Oh phoo – double phoo! I really didn’t think that my sweet old silvermitt would get insulinoma so soon after Muis but she has. Cr@p!

Before Christmas she had some funny “turns” – she’d walk around and suddenly look like she was lost. Nothing like the dazed look I’ve come to know with insulinoma. Oh no. I honestly thought she had Alzheimers! She’d stand there and look left then right as if to say “Which way I am supposed to go!”

Then on Christmas Eve I had a scare when she had some totally weird breathing problems. She was lying in our bed after having one of her “Alzheimers” confusion sessions earlier and she seemed okay until I heard a really strange noise coming from her.

Her breathing started off slow then got progressively faster then went back to normal and it kept on going like that for a while.

I had her on my chest and was stroking her and when I moved her back onto the bed, my nightie was wet where her mouth had been. Her mouth was open, her lips drawn back and I thought I was looking at her death mask, I really did. I got out of bed, grabbed a towel, put it on the bed between us and put Kahlua on it and I honestly thought that she wasn’t going to be with us for much longer.

The rapid burst of breathing went on for about an hour, then she started making an odd clicking sound. You know you can get those tin clickers out of Christmas crackers or whatever – that was the sound she was making when she was breathing. There’d be 3 or 4 clicks then silence, then 3 or 4 clicks again.

By this time it was close to midnight and she suddenly went all quiet. I felt her stomach and couldn’t feel her breathing so felt her paws and her nose. I turned on the light and saw that her neck was arched, although nothing like Muis’ or Kaos’ necks when they were in their death throes, so despite seeing that and feeling her body and finding it still warm, I had convinced myself she was on death’s door.

At this stage Philip woke up and asked why I was snottering, so I explained that I thought Kahlua was dead. He felt her and said, “No, she’s fine.”

I scowled at him and said, “No way! She’s dying, or dead now!” and he said “Feel her!”

I did and she felt warm and was breathing perfectly normally. Next thing I know she wakes up and wants to get off the bed, so I put her on the floor and she toodled around before climbing into the drawer (of the chest of drawers) and going to sleep.

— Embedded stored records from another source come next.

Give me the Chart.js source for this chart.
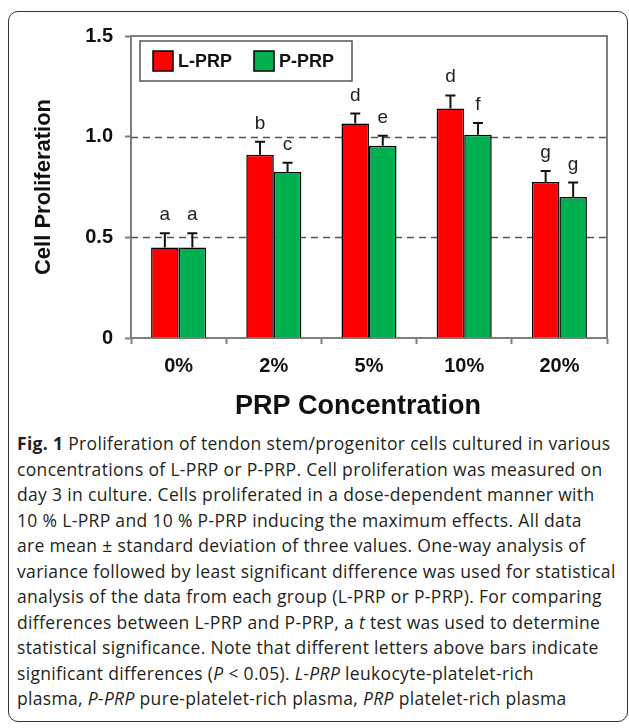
<!DOCTYPE html>
<html>
<head>
<meta charset="utf-8">
<script src="https://cdn.jsdelivr.net/npm/chart.js@4.4.0/dist/chart.umd.min.js"></script>
<style>
  html, body { margin: 0; padding: 0; background: #fff; }
  body { width: 629px; height: 728px; position: relative; overflow: hidden; }
  #frame {
    position: absolute; left: 8px; top: 11px; width: 620px; height: 711px;
    border: 1.5px solid #333; border-radius: 10px; box-sizing: border-box;
  }
  #chartBox { position: absolute; left: 0; top: 0; width: 629px; height: 420px; }
  #caption {
    position: absolute; left: 17px; top: 431px;
    font-family: "Open Sans", sans-serif; font-size: 17.5px; line-height: 25.5px;
    letter-spacing: 0.33px; color: #231f20; white-space: nowrap;
  }
  #caption b { font-weight: 700; }
</style>
</head>
<body>
<div id="frame"></div>
<div id="chartBox"><canvas id="cellChart" width="629" height="420"></canvas></div>
<div id="caption">
  <div><b>Fig. 1</b> Proliferation of tendon stem/progenitor cells cultured in various</div>
  <div>concentrations of L-PRP or P-PRP. Cell proliferation was measured on</div>
  <div>day 3 in culture. Cells proliferated in a dose-dependent manner with</div>
  <div>10 % L-PRP and 10 % P-PRP inducing the maximum effects. All data</div>
  <div>are mean ± standard deviation of three values. One-way analysis of</div>
  <div>variance followed by least significant difference was used for statistical</div>
  <div>analysis of the data from each group (L-PRP or P-PRP). For comparing</div>
  <div>differences between L-PRP and P-PRP, a <i>t</i> test was used to determine</div>
  <div>statistical significance. Note that different letters above bars indicate</div>
  <div>significant differences (<i>P</i> &lt; 0.05). <i>L-PRP</i> leukocyte-platelet-rich</div>
  <div>plasma, <i>P-PRP</i> pure-platelet-rich plasma, <i>PRP</i> platelet-rich plasma</div>
</div>
<script>
// dados
const categorias = ["0%", "2%", "5%", "10%", "20%"];
const valoresL = [0.45, 0.91, 1.065, 1.14, 0.775];
const valoresP = [0.45, 0.825, 0.955, 1.01, 0.70];
const desvioL = [0.07, 0.065, 0.05, 0.065, 0.055];
const desvioP = [0.07, 0.045, 0.05, 0.058, 0.072];
const letrasL = ["a", "b", "d", "d", "g"];
const letrasP = ["a", "c", "e", "f", "g"];
const linhasTracejadas = [0.5, 1.0];
const tituloX = "PRP Concentration";

const corL = "#ff0000";
const corP = "#00b050";
const cinza = "#7f7f7f";
const fonte = "Arial, 'Liberation Sans', sans-serif";

let ctx = document.getElementById("cellChart").getContext("2d");

const extras = {
  id: "extras",
  beforeDatasetsDraw(chart) {
    const { ctx, chartArea, scales } = chart;
    const y = scales.y;
    ctx.save();
    // linhas tracejadas
    ctx.strokeStyle = "#555";
    ctx.lineWidth = 1.5;
    ctx.setLineDash([7, 5]);
    linhasTracejadas.forEach((v) => {
      const py = Math.round(y.getPixelForValue(v)) + 0.5;
      ctx.beginPath();
      ctx.moveTo(chartArea.left, py);
      ctx.lineTo(chartArea.right, py);
      ctx.stroke();
    });
    // moldura de cima e da direita
    ctx.setLineDash([]);
    ctx.strokeStyle = cinza;
    ctx.lineWidth = 2;
    ctx.beginPath();
    ctx.moveTo(chartArea.left, chartArea.top);
    ctx.lineTo(chartArea.right, chartArea.top);
    ctx.lineTo(chartArea.right, chartArea.bottom);
    ctx.stroke();
    ctx.restore();
  },
  afterDatasetsDraw(chart) {
    const { ctx, scales } = chart;
    const y = scales.y;
    const desvios = [desvioL, desvioP];
    const letras = [letrasL, letrasP];
    ctx.save();
    chart.data.datasets.forEach((ds, i) => {
      const meta = chart.getDatasetMeta(i);
      meta.data.forEach((bar, j) => {
        const topo = y.getPixelForValue(ds.data[j] + desvios[i][j]);
        ctx.strokeStyle = "#111";
        ctx.lineWidth = 2;
        ctx.beginPath();
        ctx.moveTo(bar.x, bar.y);
        ctx.lineTo(bar.x, topo);
        ctx.moveTo(bar.x - 5, topo);
        ctx.lineTo(bar.x + 5, topo);
        ctx.stroke();
        ctx.fillStyle = "#222";
        ctx.font = "19px " + fonte;
        ctx.textAlign = "center";
        ctx.textBaseline = "alphabetic";
        ctx.fillText(letras[i][j], bar.x, topo - 13);
      });
    });
    ctx.restore();
  },
  afterDraw(chart) {
    const { ctx, chartArea } = chart;
    ctx.save();
    // título do eixo x
    ctx.fillStyle = "#111";
    ctx.font = "bold 27px " + fonte;
    ctx.textAlign = "center";
    ctx.textBaseline = "middle";
    ctx.fillText(tituloX, (chartArea.left + chartArea.right) / 2 - 11, chartArea.bottom + 69);

    // legenda dentro do gráfico
    const x0 = chartArea.left + 9;
    const y0 = chartArea.top + 5;
    ctx.strokeStyle = "#555";
    ctx.lineWidth = 1.5;
    ctx.strokeRect(x0, y0, 212, 40);
    ctx.font = "bold 18px " + fonte;
    ctx.textAlign = "left";
    let px = x0 + 13;
    chart.data.datasets.forEach((ds) => {
      ctx.fillStyle = ds.backgroundColor;
      ctx.fillRect(px, y0 + 10, 20, 20);
      ctx.strokeStyle = "#000";
      ctx.lineWidth = 1.5;
      ctx.strokeRect(px, y0 + 10, 20, 20);
      ctx.fillStyle = "#111";
      ctx.fillText(ds.label, px + 25, y0 + 21);
      px += 101;
    });
    ctx.restore();
  },
};

let myChart = new Chart(ctx, {
  type: "bar",
  data: {
    labels: categorias,
    datasets: [
      {
        label: "L-PRP",
        data: valoresL,
        backgroundColor: corL,
        borderColor: "#000",
        borderWidth: 1.5,
        categoryPercentage: 0.578,
        barPercentage: 1,
      },
      {
        label: "P-PRP",
        data: valoresP,
        backgroundColor: corP,
        borderColor: "#000",
        borderWidth: 1.5,
        categoryPercentage: 0.578,
        barPercentage: 1,
      },
    ],
  },
  options: {
    responsive: false,
    animation: false,
    layout: { padding: { left: 27, right: 22, top: 36, bottom: 0 } },
    plugins: {
      legend: { display: false },
      tooltip: { enabled: false },
    },
    scales: {
      x: {
        afterFit(axis) {
          axis.height = 82;
        },
        grid: {
          drawOnChartArea: false,
          drawTicks: true,
          tickLength: 6,
          tickWidth: 2,
          tickColor: cinza,
          offset: true,
        },
        border: { display: true, color: cinza, width: 2 },
        ticks: {
          color: "#111",
          padding: 10,
          font: { family: fonte, size: 20, weight: "bold" },
        },
      },
      y: {
        min: 0,
        max: 1.5,
        afterFit(axis) {
          axis.width = 104;
        },
        grid: {
          drawOnChartArea: false,
          drawTicks: true,
          tickLength: 6,
          tickWidth: 2,
          tickColor: cinza,
        },
        border: { display: true, color: cinza, width: 2 },
        ticks: {
          stepSize: 0.5,
          color: "#111",
          padding: 12,
          font: { family: fonte, size: 20, weight: "bold" },
          callback: (v) => (v === 0 ? "0" : v.toFixed(1)),
        },
        title: {
          display: true,
          text: "Cell Proliferation",
          color: "#111",
          padding: { top: 4, bottom: 4 },
          font: { family: fonte, size: 22, weight: "bold" },
        },
      },
    },
  },
  plugins: [extras],
});
</script>
</body>
</html>
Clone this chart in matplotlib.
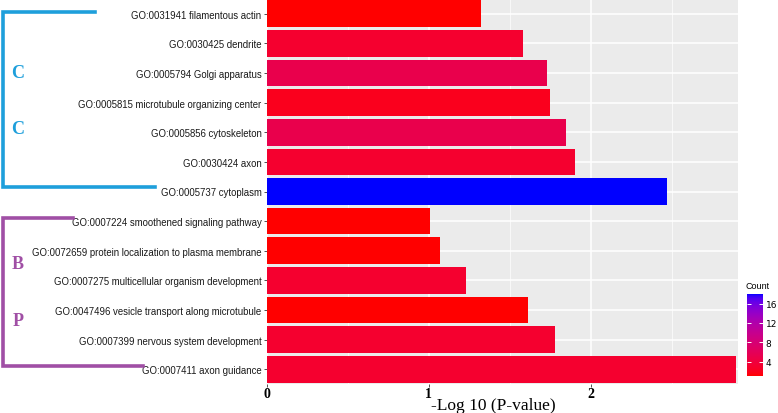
import numpy as np
import matplotlib
matplotlib.use("Agg")
from matplotlib import pyplot as plt
from matplotlib.colors import ListedColormap, Normalize
from matplotlib.cm import ScalarMappable
from matplotlib.lines import Line2D

# dane (od gory do dolu)
terms = [
    "GO:0031941 filamentous actin",
    "GO:0030425 dendrite",
    "GO:0005794 Golgi apparatus",
    "GO:0005815 microtubule organizing center",
    "GO:0005856 cytoskeleton",
    "GO:0030424 axon",
    "GO:0005737 cytoplasm",
    "GO:0007224 smoothened signaling pathway",
    "GO:0072659 protein localization to plasma membrane",
    "GO:0007275 multicellular organism development",
    "GO:0047496 vesicle transport along microtubule",
    "GO:0007399 nervous system development",
    "GO:0007411 axon guidance",
]
logp = [1.32, 1.58, 1.73, 1.75, 1.85, 1.90, 2.47,
        1.01, 1.07, 1.23, 1.61, 1.78, 2.90]
counts = [1, 3, 5, 2, 5, 3, 18, 1, 1, 3, 1, 3, 3]
cbar_ticks = [4, 8, 12, 16]
x_ticks = [0, 1, 2]


def srgb_to_lab(rgb):
    c = np.asarray(rgb, float)
    lin = np.where(c <= 0.04045, c / 12.92, ((c + 0.055) / 1.055) ** 2.4)
    M = np.array([[0.4124, 0.3576, 0.1805],
                  [0.2126, 0.7152, 0.0722],
                  [0.0193, 0.1192, 0.9505]])
    xyz = M @ lin / np.array([0.95047, 1.0, 1.08883])
    d = 6 / 29
    f = np.where(xyz > d ** 3, np.cbrt(xyz), xyz / (3 * d * d) + 4 / 29)
    return np.array([116 * f[1] - 16, 500 * (f[0] - f[1]), 200 * (f[1] - f[2])])


def lab_to_srgb(lab):
    L, a, b = lab
    fy = (L + 16) / 116
    fx = fy + a / 500
    fz = fy - b / 200
    d = 6 / 29
    f = np.array([fx, fy, fz])
    xyz = np.where(f > d, f ** 3, 3 * d * d * (f - 4 / 29))
    xyz = xyz * np.array([0.95047, 1.0, 1.08883])
    Minv = np.linalg.inv(np.array([[0.4124, 0.3576, 0.1805],
                                   [0.2126, 0.7152, 0.0722],
                                   [0.0193, 0.1192, 0.9505]]))
    lin = np.clip(Minv @ xyz, 0, 1)
    c = np.where(lin <= 0.0031308, 12.92 * lin, 1.055 * lin ** (1 / 2.4) - 0.055)
    return np.clip(c, 0, 1)


# gradient czerwony -> niebieski w przestrzeni Lab (jak w ggplot)
lab_lo = srgb_to_lab([1, 0, 0])
lab_hi = srgb_to_lab([0, 0, 1])
cmap = ListedColormap([lab_to_srgb(lab_lo + t * (lab_hi - lab_lo))
                       for t in np.linspace(0, 1, 256)])
norm = Normalize(min(counts), max(counts))

fig = plt.figure(figsize=(7.78, 4.14), dpi=100, facecolor="white")
ax = fig.add_axes([267 / 778, 1 - 385 / 414, (738 - 267) / 778, 385 / 414])
ax.set_facecolor("#EBEBEB")

n = len(terms)
y = np.arange(n)
ax.barh(y, logp, height=0.9, color=cmap(norm(np.array(counts))), zorder=3)

ax.set_xlim(0, 2.91)
ax.set_ylim(n - 0.5, -0.5)
ax.set_yticks(y)
ax.set_yticklabels(terms, fontsize=6.9, family="Liberation Sans", color="#1a1a1a")
ax.set_xticks(x_ticks)
ax.set_xticklabels([str(t) for t in x_ticks], fontsize=10, family="Liberation Serif",
                   fontweight="bold")
ax.set_xticks([0.5, 1.5, 2.5], minor=True)
ax.grid(True, which="major", color="white", linewidth=1.1, zorder=0)
ax.grid(True, which="minor", axis="x", color="white", linewidth=0.5, zorder=0)
ax.tick_params(axis="both", which="major", length=2.5, width=0.6, color="#333333", pad=1.5)
ax.tick_params(axis="x", which="major", pad=0)
ax.tick_params(axis="x", which="minor", length=0)
for s in ax.spines.values():
    s.set_visible(False)
fig.text(493 / 778, 1 - 406 / 414, "-Log 10 (P-value)", fontsize=12.5,
         family="Liberation Serif", ha="center", va="center")

# pasek kolorow
cax = fig.add_axes([747 / 778, 1 - 377 / 414, 16 / 778, 82 / 414])
cb = fig.colorbar(ScalarMappable(norm=norm, cmap=cmap), cax=cax, ticks=cbar_ticks)
cb.outline.set_visible(False)
cax.tick_params(direction="in", color="white", length=3, width=0.7,
                left=True, right=True, labelsize=6.5, pad=2)
fig.text(745 / 778, 1 - 287 / 414, "Count", fontsize=6.5, family="Liberation Sans",
         va="center", ha="left")

# nawiasy grup po lewej stronie
blue = "#1E9FDB"
purple = "#A04FA5"


def nawias(x0, x1, ytop, ybot, kolor):
    px = [x0, 3, 3, x1]
    py = [ytop, ytop, ybot, ybot]
    fig.add_artist(Line2D([p / 778 for p in px], [1 - p / 414 for p in py],
                          color=kolor, linewidth=2.6, transform=fig.transFigure,
                          solid_joinstyle="miter"))


nawias(95, 155, 13, 188, blue)
nawias(73, 143, 219, 367, purple)
for lit, py, kolor in [("C", 73, blue), ("C", 130, blue), ("B", 265, purple), ("P", 322, purple)]:
    fig.text(18 / 778, 1 - py / 414, lit, fontsize=13, family="Liberation Serif",
             fontweight="bold", color=kolor, ha="center", va="center")

fig.savefig("out.png", dpi=100, facecolor="white")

I was exhausted, I can tell you, and count that night as the worst Christmas Eve I have ever had!

Then on January 2, we were walking out of the kitchen to head for the bedroom and I saw Kahlua lying splat on the floor near the linen cupboard. I spoke to other ferret owners and they all thought it was a heat thing but, although it was warm at the time, I still had my doubts.

Took Kahlua to the vet and she checked her out and said there was nothing she could find and, since I had no definite symptoms, there was basically nothing I could tell her apart from her “odd behaviour”.

THEN it happened.

On Sunday morning (the 10th) I walked into the sitting room and found her lying on Zac’s bed, completely floppy and totally out of it, even though her eyes were open.

I took her into our bedroom and got some Nutrigel, rubbed it on her gums and got a syringe full of smoothy to give her. Well, within a few seconds she was licking the smoothy from the end of the syringe and seemed perfectly fine. I put her down on the bed with the smoothy bowl and although I had to hold her upright, she was licking the liquid up with great gusto.

* sigh *

I called my vet first thing on the Monday morning but she was away till Wednesday and obviously the staff there wouldn’t give Kahlua any prednisone without the vet’s say so.

So there we go … I was totally fooled by Kahlua’s confusion as it was nowhere like CJ’s or Muis’ dazed look. Then the strange breathing session and the way she lay “splat” on the floor – I reckon now that that was a mini-blood sugar drop.

I have a new sig file …”The more I know ferrets, the more I know I don’t know!” and I can’t tell you how true that is.

It’s my 16th year of ferret ownership and I’m still scratching my head wondering if I have it right and am doing the right thing by my babies!